Beijing sees the island nation as an integral part of a unified Chinese territory. It has, in recent years, adopted an increasingly aggressive stance towards the island and its ruling Democratic Progressive Party (DPP), which it has denounced as dangerous separatists, but who won an unprecedented third term earlier this year. At the same time, the US has ramped up its support – financially, militarily and rhetorically – for Taiwan's continued independence.
In October, Beijing launched new military drills near the island in what it described as "punishment" for a speech given by Taiwan’s President William Lai, when he vowed to "resist annexation" or "encroachment upon our sovereignty".
The move, which China said represents a "stern warning to the separatist acts of Taiwan independence forces" raises "tension" in Asia, said Sky News, and could be a dangerous precursor.
Earlier this year, the top US military commander in the Indo-Pacific said that Beijing is maintaining its goal of being able to invade Taiwan by 2027. Admiral John Aquilino told the US House Armed Services Committee that China wants to build up its People's Liberation Army (PLA) "on a scale not seen" since the Second World War.
The year 2027 is seen as "magical" because it marks the centenary of what was to become the PLA, said Robert Fox in the London Evening Standard. The idea that this anniversary could coincide with a serious military operation by Beijing has become a "fixation" in Washington, said Defense News. It has "impacted the debate over China policy – a shift from the long term to the short term" while also helping to steer billions of dollars towards US forces in the Pacific.

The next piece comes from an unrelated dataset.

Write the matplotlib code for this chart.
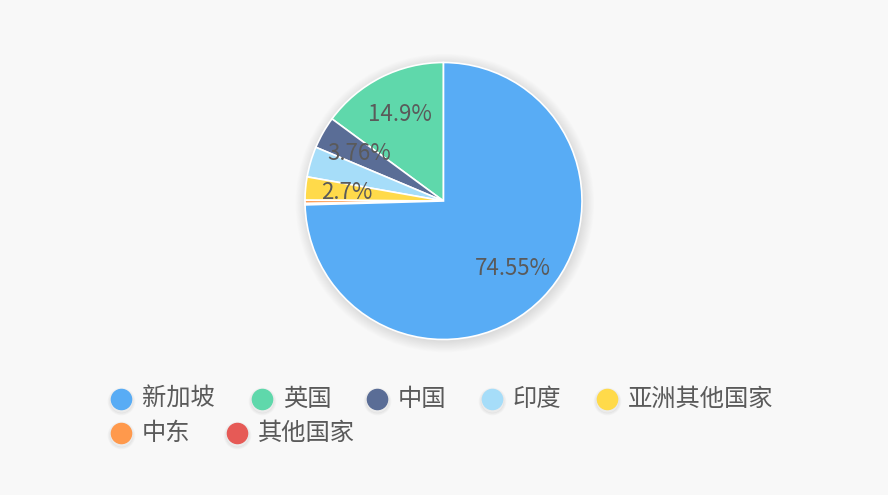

Foreign Policy said Beijing and Washington have become "desensitised" to the risk these circumstances pose, and in the "militarisation of foreign policy and the failure to grasp the full significance of that militarisation, the pair are one accident and a bad decision removed from a catastrophic war".
Any invasion "would be one of the most dangerous and consequential events of the 21st century", said The Times last April. It would "make the Russian attack on Ukraine look like a sideshow by comparison".

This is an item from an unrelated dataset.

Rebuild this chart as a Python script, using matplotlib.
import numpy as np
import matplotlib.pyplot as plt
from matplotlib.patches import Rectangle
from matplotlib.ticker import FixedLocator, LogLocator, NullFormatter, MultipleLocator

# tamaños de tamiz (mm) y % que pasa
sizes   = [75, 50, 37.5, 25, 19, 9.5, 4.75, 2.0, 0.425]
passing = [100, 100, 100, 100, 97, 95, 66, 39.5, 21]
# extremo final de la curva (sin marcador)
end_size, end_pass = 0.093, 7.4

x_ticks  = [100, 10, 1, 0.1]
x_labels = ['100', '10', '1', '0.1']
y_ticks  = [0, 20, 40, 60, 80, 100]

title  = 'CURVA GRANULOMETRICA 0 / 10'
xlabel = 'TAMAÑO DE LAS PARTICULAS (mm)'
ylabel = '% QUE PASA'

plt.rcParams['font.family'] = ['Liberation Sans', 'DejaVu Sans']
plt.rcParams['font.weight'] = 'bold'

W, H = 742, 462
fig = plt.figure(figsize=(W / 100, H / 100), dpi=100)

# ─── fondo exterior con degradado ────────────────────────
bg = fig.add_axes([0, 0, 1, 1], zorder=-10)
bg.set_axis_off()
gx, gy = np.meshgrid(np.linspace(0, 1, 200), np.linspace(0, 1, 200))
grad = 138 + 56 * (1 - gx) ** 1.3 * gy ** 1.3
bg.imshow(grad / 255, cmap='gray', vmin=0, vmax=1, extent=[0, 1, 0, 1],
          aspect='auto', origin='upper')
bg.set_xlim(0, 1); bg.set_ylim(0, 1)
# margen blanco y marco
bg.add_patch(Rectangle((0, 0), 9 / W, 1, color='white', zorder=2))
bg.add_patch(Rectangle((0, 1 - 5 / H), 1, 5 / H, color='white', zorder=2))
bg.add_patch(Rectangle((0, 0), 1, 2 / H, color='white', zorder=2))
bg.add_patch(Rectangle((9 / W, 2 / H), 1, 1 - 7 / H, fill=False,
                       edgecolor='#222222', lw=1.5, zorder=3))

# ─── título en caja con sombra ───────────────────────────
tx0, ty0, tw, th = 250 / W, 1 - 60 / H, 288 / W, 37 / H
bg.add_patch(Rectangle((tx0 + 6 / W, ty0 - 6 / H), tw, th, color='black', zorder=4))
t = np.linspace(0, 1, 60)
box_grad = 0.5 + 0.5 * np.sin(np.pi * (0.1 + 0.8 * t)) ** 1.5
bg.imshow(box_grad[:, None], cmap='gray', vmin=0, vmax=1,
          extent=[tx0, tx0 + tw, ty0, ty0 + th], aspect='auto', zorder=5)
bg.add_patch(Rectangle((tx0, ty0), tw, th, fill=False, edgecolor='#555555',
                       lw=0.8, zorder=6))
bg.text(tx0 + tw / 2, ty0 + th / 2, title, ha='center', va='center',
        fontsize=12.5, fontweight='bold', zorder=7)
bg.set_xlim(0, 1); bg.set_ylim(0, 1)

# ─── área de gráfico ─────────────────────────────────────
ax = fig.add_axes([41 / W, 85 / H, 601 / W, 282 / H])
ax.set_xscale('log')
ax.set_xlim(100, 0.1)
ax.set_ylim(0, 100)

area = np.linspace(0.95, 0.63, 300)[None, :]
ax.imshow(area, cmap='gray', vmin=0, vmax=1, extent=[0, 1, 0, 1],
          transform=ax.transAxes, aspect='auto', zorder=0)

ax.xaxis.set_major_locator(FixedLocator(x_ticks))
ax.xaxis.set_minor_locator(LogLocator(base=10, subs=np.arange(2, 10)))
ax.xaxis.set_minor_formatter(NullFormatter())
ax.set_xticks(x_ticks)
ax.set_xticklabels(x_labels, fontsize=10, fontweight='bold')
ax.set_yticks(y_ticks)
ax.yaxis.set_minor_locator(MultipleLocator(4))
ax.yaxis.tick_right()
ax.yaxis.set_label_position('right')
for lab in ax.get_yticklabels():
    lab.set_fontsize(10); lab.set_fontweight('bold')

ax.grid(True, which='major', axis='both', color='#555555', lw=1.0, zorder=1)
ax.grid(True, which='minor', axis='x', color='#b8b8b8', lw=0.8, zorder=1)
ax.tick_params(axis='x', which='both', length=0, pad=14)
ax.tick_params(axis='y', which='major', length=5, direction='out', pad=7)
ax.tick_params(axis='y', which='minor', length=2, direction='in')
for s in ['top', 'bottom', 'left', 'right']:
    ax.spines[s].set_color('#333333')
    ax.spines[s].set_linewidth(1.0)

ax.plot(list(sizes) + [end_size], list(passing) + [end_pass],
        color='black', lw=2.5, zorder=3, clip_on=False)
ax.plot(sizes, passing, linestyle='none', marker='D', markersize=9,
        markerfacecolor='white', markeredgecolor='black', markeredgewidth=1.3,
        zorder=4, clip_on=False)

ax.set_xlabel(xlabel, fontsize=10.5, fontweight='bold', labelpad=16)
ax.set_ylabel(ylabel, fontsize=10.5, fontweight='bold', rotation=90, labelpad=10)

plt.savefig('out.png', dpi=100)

But leading Taiwanese officials have "moved to ease concern" about the "potential fallout" of a second Trump term, said Bloomberg, arguing that the technology restrictions promised by the Republican against China would outweigh the risks to the island.
North Korea
Since talks with Trump in 2019 broke down over disagreements about international sanctions on Pyongyang, Kim Jong Un has "focused on modernising his nuclear and missile arsenals", said Sky News.
In his New Year's Eve address last December, he warned that the actions of the US and its allies have pushed the Korean peninsula to the brink of nuclear war. And he announced that the hermit kingdom had abandoned "the existential goal of reconciling with rival South Korea", said The Associated Press.
While no direct military action has been launched from north to south since then, there are signs tensions are rising. Earlier this year, the two sides were involved in a "tit-for-tat" balloon war, said The Independent, with North Korea floating 200 balloons filled with rubbish and waste in June. That was in response to "activists" from the south, who have been sending balloons "carrying propaganda material about their democratic society and memory devices with K-pop music videos," into the north.
The south has since scrapped a "2018 non-hostility pact aimed at lowering military tensions", the paper added, indicating the "psychological warfare" had "tipped over into real escalation".
The increasing hostility has already seen the US become further involved, conducting a "precision-guided bombing drill with Seoul" in June along the peninsula for the first time in seven years as a "warning against North Korea", said The Independent.
And officials in Seoul said in October that North Korean troops are preparing to "blow up the roads that cross the heavily militarised border" between the two countries, said Sky News. "Destroying the roads would be in line with Kim Jong Un's push to cut off ties with South Korea and formally cement it as the North's principal enemy."